This remarkable image is an illustration of Union Square viewed from the corner of West Lombard Street and South Stricker Street as it appeared in 1866. Note the fence with gates around the park, the pavilion (1847) to the right, and Willow Brook mansion (1799) in distance at left. By 1866, the South Stricker Street and West Lombard Street sides of the square were fully developed - the homes on the Hollins Street side of the square were just beginning to be constructed and were completed around 1870.
Looking closely through the open gate, it appears as if there is a matching arch with a closed gate diagonally across the park in the distant background - at the corner of Hollins and Gilmor streets. At the far right of the image, there's another arch which (in perspective) would be at the corner of Stricker and Hollins streets.

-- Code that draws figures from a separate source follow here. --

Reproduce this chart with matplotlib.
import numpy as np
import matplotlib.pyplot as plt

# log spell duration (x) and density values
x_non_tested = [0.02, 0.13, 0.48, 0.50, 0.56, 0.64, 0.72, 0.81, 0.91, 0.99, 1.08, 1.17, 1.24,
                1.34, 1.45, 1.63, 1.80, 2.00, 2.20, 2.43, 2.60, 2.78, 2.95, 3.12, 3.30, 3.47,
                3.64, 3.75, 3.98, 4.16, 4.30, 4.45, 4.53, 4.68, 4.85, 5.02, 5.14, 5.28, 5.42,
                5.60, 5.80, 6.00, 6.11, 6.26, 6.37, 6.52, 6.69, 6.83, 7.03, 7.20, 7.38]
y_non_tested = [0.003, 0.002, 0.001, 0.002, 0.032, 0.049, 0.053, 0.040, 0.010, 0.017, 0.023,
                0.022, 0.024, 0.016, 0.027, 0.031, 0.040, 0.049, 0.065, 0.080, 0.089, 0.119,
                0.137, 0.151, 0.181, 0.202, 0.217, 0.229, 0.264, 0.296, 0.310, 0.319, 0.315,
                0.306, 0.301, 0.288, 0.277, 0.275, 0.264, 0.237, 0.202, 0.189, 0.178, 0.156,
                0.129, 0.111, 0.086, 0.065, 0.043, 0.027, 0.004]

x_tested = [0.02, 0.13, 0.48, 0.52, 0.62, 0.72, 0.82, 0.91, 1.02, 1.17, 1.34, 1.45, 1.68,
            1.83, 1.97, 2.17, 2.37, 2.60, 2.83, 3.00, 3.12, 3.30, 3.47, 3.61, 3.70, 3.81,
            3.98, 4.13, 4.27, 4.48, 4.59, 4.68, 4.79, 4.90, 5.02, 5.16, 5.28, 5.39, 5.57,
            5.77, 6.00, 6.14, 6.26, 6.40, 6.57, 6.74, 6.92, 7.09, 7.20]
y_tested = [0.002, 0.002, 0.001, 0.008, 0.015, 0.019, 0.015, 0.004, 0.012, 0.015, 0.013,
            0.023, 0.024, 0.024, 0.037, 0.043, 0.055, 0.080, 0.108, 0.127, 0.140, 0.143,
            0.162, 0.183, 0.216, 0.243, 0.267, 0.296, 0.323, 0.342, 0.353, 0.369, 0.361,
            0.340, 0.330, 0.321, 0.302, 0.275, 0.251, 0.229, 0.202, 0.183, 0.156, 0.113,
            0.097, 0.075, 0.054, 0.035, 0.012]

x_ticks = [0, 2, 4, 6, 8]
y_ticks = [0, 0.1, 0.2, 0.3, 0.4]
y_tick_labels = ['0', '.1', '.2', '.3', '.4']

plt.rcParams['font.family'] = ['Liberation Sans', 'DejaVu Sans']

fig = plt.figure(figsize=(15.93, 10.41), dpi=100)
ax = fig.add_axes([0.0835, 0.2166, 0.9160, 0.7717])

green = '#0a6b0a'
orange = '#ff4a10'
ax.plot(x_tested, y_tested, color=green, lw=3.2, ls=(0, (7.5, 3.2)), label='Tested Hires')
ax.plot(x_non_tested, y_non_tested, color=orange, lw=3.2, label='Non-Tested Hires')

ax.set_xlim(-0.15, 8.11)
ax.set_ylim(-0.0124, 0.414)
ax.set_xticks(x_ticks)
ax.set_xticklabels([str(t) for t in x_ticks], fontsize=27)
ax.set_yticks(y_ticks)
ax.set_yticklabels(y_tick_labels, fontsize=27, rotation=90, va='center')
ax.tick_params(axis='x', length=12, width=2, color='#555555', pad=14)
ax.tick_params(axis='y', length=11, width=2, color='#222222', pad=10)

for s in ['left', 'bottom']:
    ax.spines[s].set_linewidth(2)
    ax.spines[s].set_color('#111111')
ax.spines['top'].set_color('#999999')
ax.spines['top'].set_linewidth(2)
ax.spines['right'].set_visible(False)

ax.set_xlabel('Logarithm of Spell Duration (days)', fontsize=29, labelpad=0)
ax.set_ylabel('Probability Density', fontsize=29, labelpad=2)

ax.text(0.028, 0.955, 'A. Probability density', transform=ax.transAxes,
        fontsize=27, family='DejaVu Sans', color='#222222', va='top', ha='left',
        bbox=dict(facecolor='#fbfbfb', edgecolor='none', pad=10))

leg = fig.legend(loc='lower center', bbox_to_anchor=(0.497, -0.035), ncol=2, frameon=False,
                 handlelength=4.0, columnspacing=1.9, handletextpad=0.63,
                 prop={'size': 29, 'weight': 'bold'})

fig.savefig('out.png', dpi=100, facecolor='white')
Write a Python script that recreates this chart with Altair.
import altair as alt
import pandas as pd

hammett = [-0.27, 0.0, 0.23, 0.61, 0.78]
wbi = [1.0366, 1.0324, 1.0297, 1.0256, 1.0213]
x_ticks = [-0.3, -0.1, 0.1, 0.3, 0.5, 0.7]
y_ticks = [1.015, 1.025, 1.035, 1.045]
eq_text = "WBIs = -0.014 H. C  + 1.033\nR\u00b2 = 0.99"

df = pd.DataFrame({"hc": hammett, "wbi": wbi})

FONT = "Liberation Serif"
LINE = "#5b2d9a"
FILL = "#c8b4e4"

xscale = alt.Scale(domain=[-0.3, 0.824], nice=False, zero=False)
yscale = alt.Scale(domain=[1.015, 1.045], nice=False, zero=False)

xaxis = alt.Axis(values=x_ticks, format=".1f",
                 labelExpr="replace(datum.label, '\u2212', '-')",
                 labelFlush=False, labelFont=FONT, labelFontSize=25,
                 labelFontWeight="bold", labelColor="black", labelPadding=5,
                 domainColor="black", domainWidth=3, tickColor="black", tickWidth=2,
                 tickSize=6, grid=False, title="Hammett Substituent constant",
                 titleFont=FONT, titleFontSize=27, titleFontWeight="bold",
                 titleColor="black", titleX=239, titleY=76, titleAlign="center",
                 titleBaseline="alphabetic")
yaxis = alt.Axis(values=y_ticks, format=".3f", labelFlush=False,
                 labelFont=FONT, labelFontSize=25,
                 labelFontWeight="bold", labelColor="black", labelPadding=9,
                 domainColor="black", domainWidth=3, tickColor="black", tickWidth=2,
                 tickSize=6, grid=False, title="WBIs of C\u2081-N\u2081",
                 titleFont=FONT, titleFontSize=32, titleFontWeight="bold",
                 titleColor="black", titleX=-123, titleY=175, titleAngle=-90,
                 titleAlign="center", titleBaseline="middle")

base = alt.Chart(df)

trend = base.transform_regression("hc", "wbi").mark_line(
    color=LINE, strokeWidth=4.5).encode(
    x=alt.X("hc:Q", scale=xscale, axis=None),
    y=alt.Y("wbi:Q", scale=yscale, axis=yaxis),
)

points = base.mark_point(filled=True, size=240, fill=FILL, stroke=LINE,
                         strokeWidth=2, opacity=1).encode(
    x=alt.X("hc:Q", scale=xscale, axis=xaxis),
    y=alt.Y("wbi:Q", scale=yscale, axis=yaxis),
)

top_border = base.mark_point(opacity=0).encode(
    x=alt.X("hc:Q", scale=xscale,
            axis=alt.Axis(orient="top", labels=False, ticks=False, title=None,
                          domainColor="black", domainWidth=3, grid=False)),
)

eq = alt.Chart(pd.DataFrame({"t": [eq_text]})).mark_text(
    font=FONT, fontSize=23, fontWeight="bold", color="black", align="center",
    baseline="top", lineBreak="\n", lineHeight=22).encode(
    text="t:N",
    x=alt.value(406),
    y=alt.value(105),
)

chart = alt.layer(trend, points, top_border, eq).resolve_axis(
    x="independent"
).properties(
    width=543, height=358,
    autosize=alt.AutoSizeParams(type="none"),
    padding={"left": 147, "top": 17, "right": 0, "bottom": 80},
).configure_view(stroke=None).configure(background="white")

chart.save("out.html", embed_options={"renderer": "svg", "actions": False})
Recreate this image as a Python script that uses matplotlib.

For the sake of symmetry - a favored aesthetic at the time - it would make sense that the four corners had matching gates and, of course, the current entrances continue that aesthetic. From this illustration, it's hard to discern what sort of entrance there was at center of each side on the square but one would have to assume that something was there in the vicinity of the pedestrians shown standing at the right side on Stricker Street. Based on the height of the men, the fence appears to have been over 6 feet tall (plus the height of the spikes) while the entrance arches appear to be about 12 feet tall.
A special attraction of Union Square was a spring of fine water, so abundant that in 1849 the Baltimore & Ohio railroad paid the city $4,000 for the privilege of piping its surplus water to Camden station. The remaining (non-functional) elements of this piping still exist beneath a covered opening under the pavilion.
Willow Brook (1799) became the Donnell Mansion (1810) which became the House of the Good Shepherd (1864) which underwent many transformations and which was razed in 1965 to eventually become Steuart Hill Elementary (1966).
At the time of this illustration (1866), Mrs. Emily McTavish (who inherited the Donnell Mansion) had already donated the mansion to the Sisters of the Good Shepherd (1844) who opened it as the House of the Good Shepherd (1864). Its purpose was to reclaim and reform fallen and unfortunate young girls and children in danger of being led to ruin. It is one of the great institutions founded by the Roman Catholic Church that left an impression upon the community's life. It was used by the courts for the purpose of committing and incarcerating "incorrigible and vicious white females under the age of eighteen years."
The cornerstone of the House of the Good Shepherd's first addition (including a chapel and a 20-foot tall stone perimeter wall) was laid July 10, 1886. It is understood that the high stone wall - topped with broken glass - went completely across the park side of the property on Gilmor Street and completely across the Lombard Street and Hollins Street sides of the block - and the entrance gate in the wall opened toward what had been the rear so that, in later years, locals may have thought of it as a Mount Street institution. There is still speculation regarding the height and configuration of this wall and whether it was a solid expanse of stone blocks or if there were any narrow windows, buttresses, turrets, or other ornamentation along the wall. As additional images are located, the information will be shared via this website.
In his writings almost a century after the time of this illustration, H. L. Mencken commented that he caught fleeting glimpses over the stone wall from the third floor window of his home on Hollins Street. From this vantage point, he could occasionally see the nuns in their traditional black habits bustling around the grounds of the House of the Good Shepherd.
Source of the illustration and the quote:
The Stranger in Baltimore
A new hand book, containing Sketches of the Early History and Present Condition of Baltimore, with a Description of its Notable Localities, and other Information useful to both Citizens and Strangers.
Complied and Published 1886 by
J. F. Weishampel, Jr., Bookseller and Stationer
Corner Baltimore and Eutaw Streets
Weishampel's New Monumental City Guide
Illustration from page 80
Note: In 1875, the fence around Union Square Park (as well as Franklin Square and other city squares) was removed in accordance with a Baltimore City ordinance. In place of the fence, pediments with flowering urns were located at the entrances to the square.